INTERVAL TRAINING NEWS: Intensity a Major Factor in Fitness Benefits
Last month, The New York Times reported on the surprising results of two recent studies in exercise physiology, one using rats, the other humans. Both arrived at the same conclusion, namely that a few minutes of intense interval training produces the same fitness benefits as hours of aerobics.
In one conducted by the National Institute of Health and Nutrition in Japan, two groups of rats underwent contrasting workouts. One group paddled around in a pool for six hours. The other group swam furiously for 20 seconds while carrying weights, then rested for 10 seconds for a total of 14 sets of swimming and resting. At the end both groups showed equal increases in endurance.
In the human experiment conducted at McMaster University in Ontario, one group road stationary bikes at a normal pace for about two hours, and the other group biked to exhaustion in 20 – 30 second sets interspersed with four-minute rest periods for a total of two to three minutes.
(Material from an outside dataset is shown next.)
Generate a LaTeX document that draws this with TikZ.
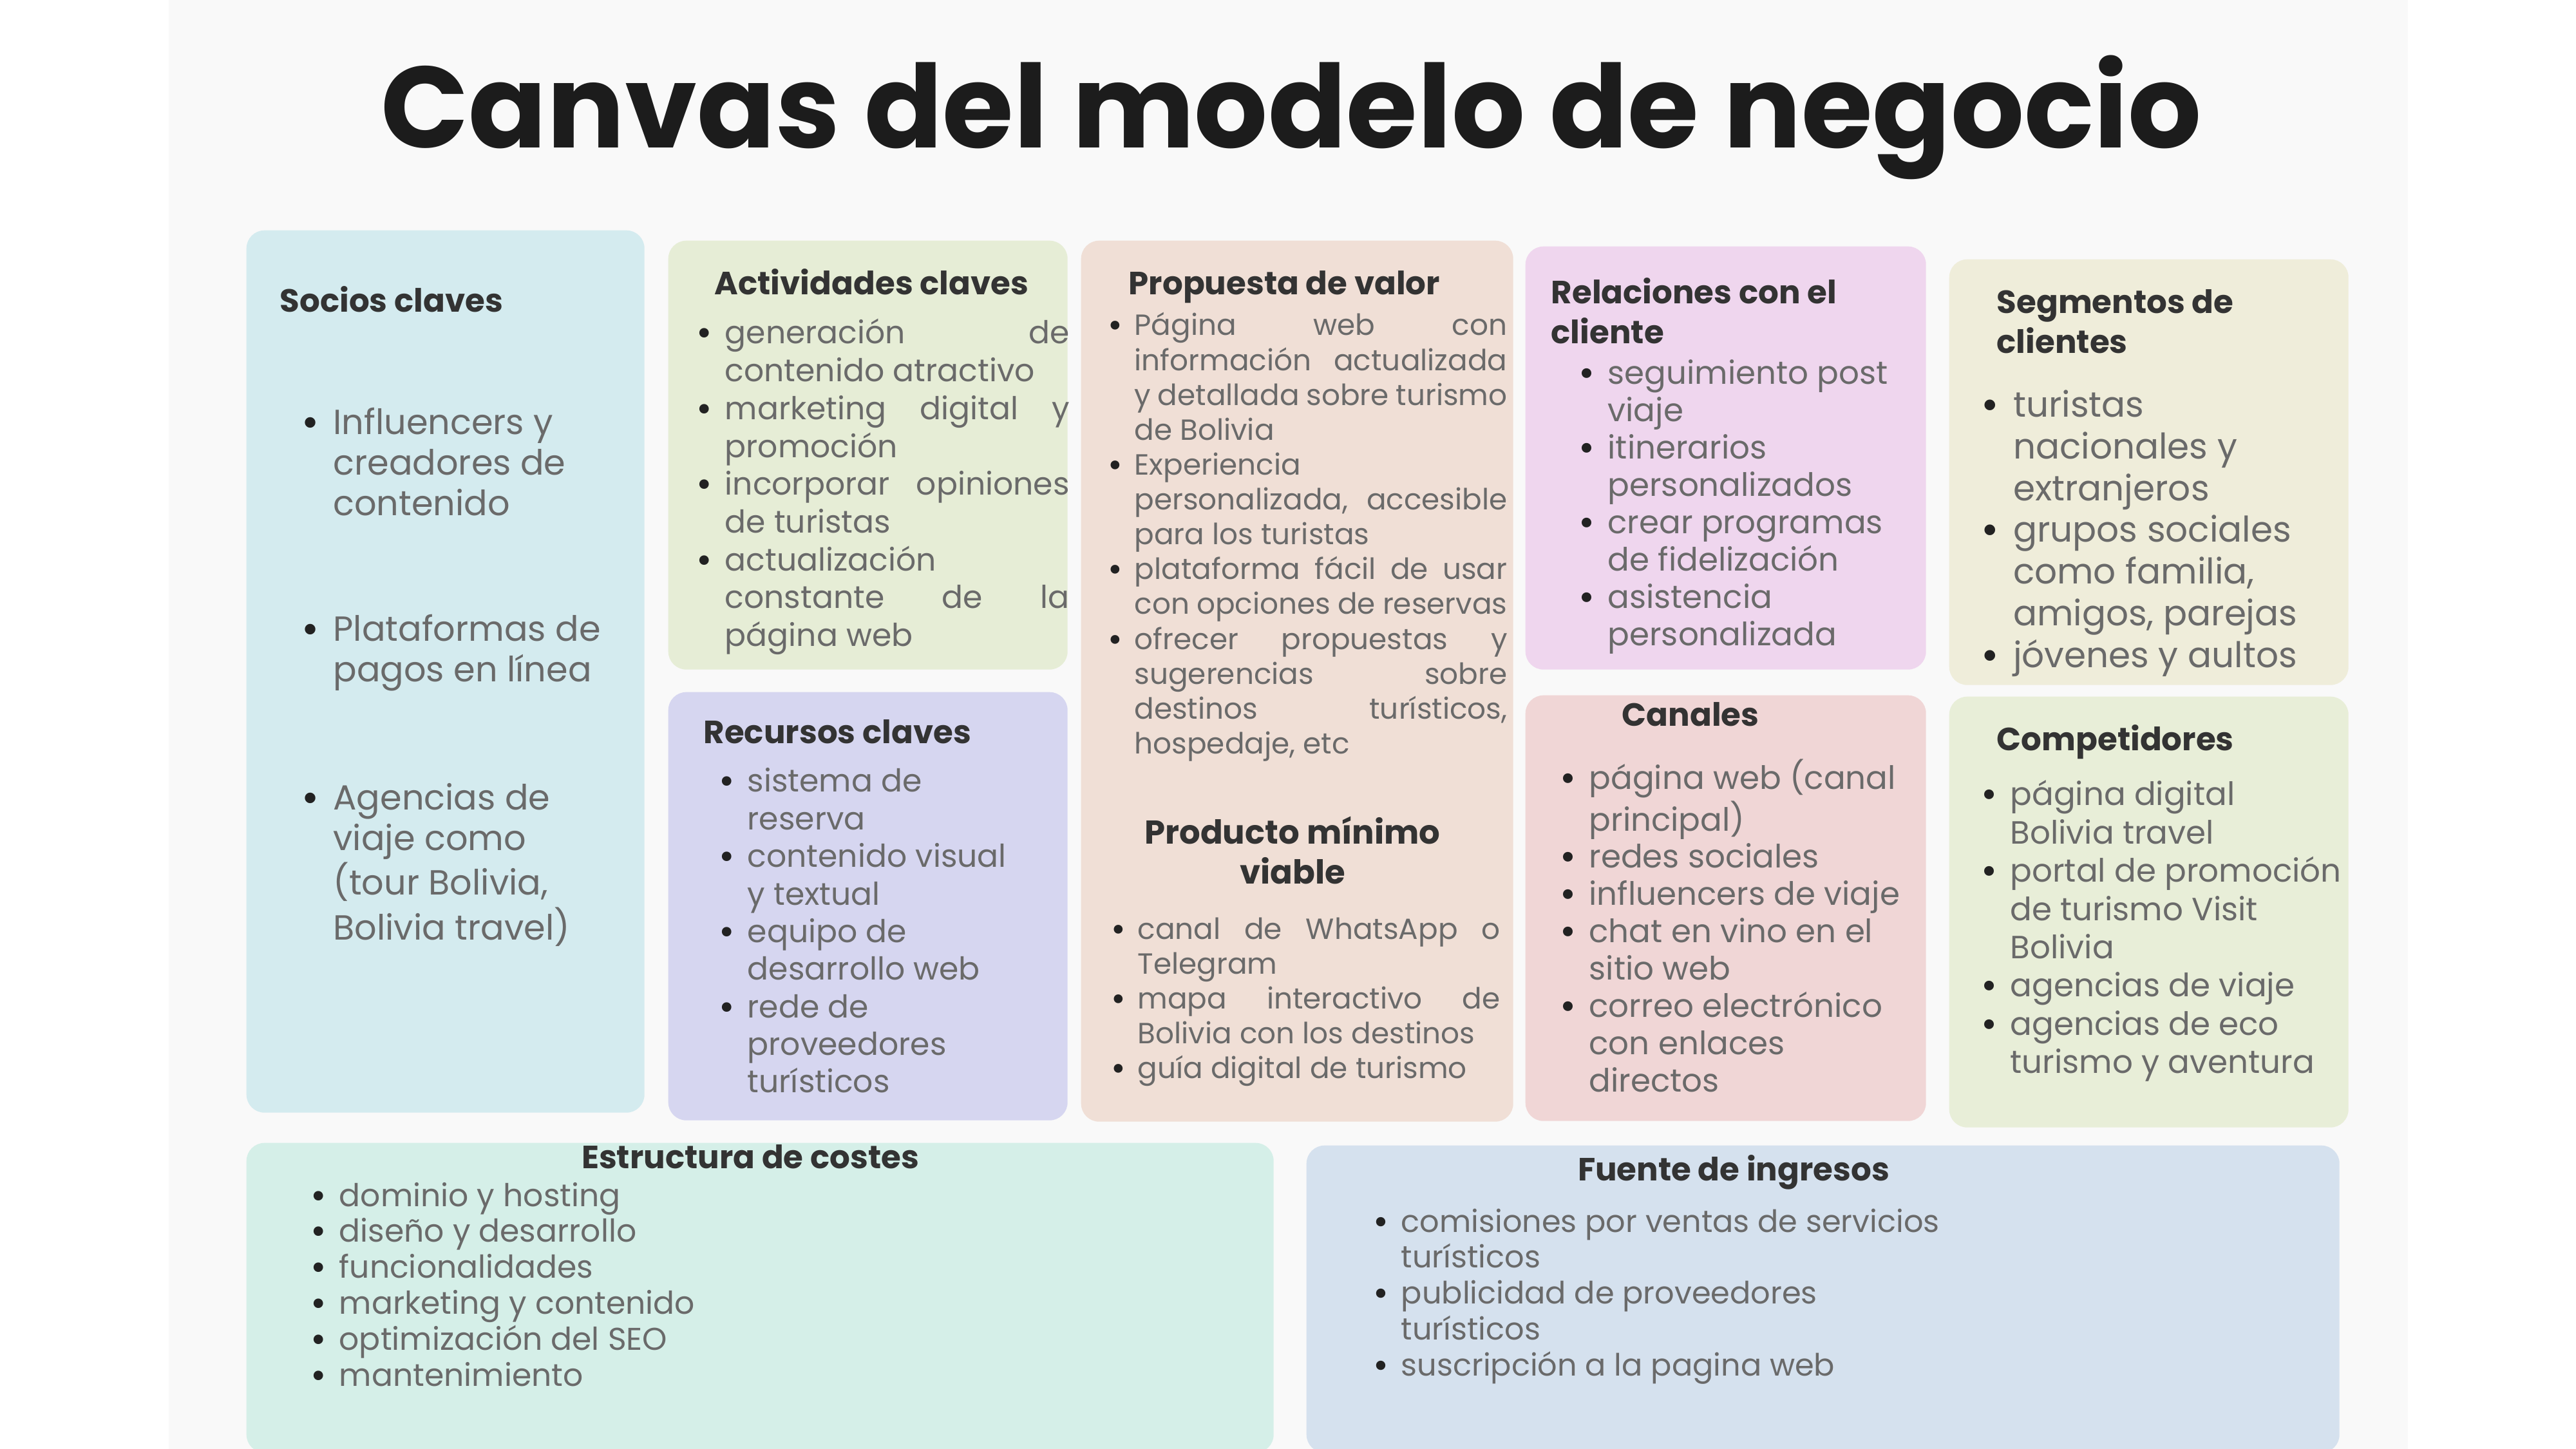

Again, both groups showed the same fitness improvements.
So can we simply cut our exercise to a few minutes a day and look like David Beckham? We can look forward to a heated debate on this subject at some point. What these studies do shed light on right now is why workouts based on interval training such as The Bar Method produce results so fast. Students at the Bar Method are routinely dumbfounded at the results they get from an hour-long, non-impact class performed sock feet: “I am still amazed at how sculpted my arms are,” one emailed recently. “I was surprised to see my biceps pop so quickly,” wrote another, and from a third: “I cannot believe the change of shape in my legs. It is amazing!”
The mechanism that caused these changes is the same one tested by the physiologists: interval training. Strength intervals within a Bar Method class are, like the sets in the experiments, brief and extremely intense. “Triceps push-ups” for example, a 30-second exercise that occurs about 10 minutes into class, induces such an intense muscle burn (if done Bar Method-style with the shoulders directly above the wrists) that students’ faces and chests can flush deep red. Thigh-work is similarly brief and intense.
The burning question remains: Why do bodies – human or otherwise – change just as much after short sets of intense exercise as they do after long laps of moderate exercise? One possible answer is that our muscles are not designed to do long aerobic workouts. What we humans were actually doing when our muscles completed their evolution about 50,000 years ago were “a multitude of tasks involving rigorous physical exertion and then rest,” (according to a paper called “Physical Activity, Energy Expenditure and Fitness: An Evolutionary Perspective”). The authors pointed out that, “…the activities of our ancestors, while demanding, lacked the efficiency of physical exercise conducted according to the tenets of modern exercise physiology.” And they speculated that, “It might be possible to attain similar physiological effects with less time expenditure;” and suggested that, “investigations designed to explore this possibility are needed.” It’s good news that these investigations are now underway.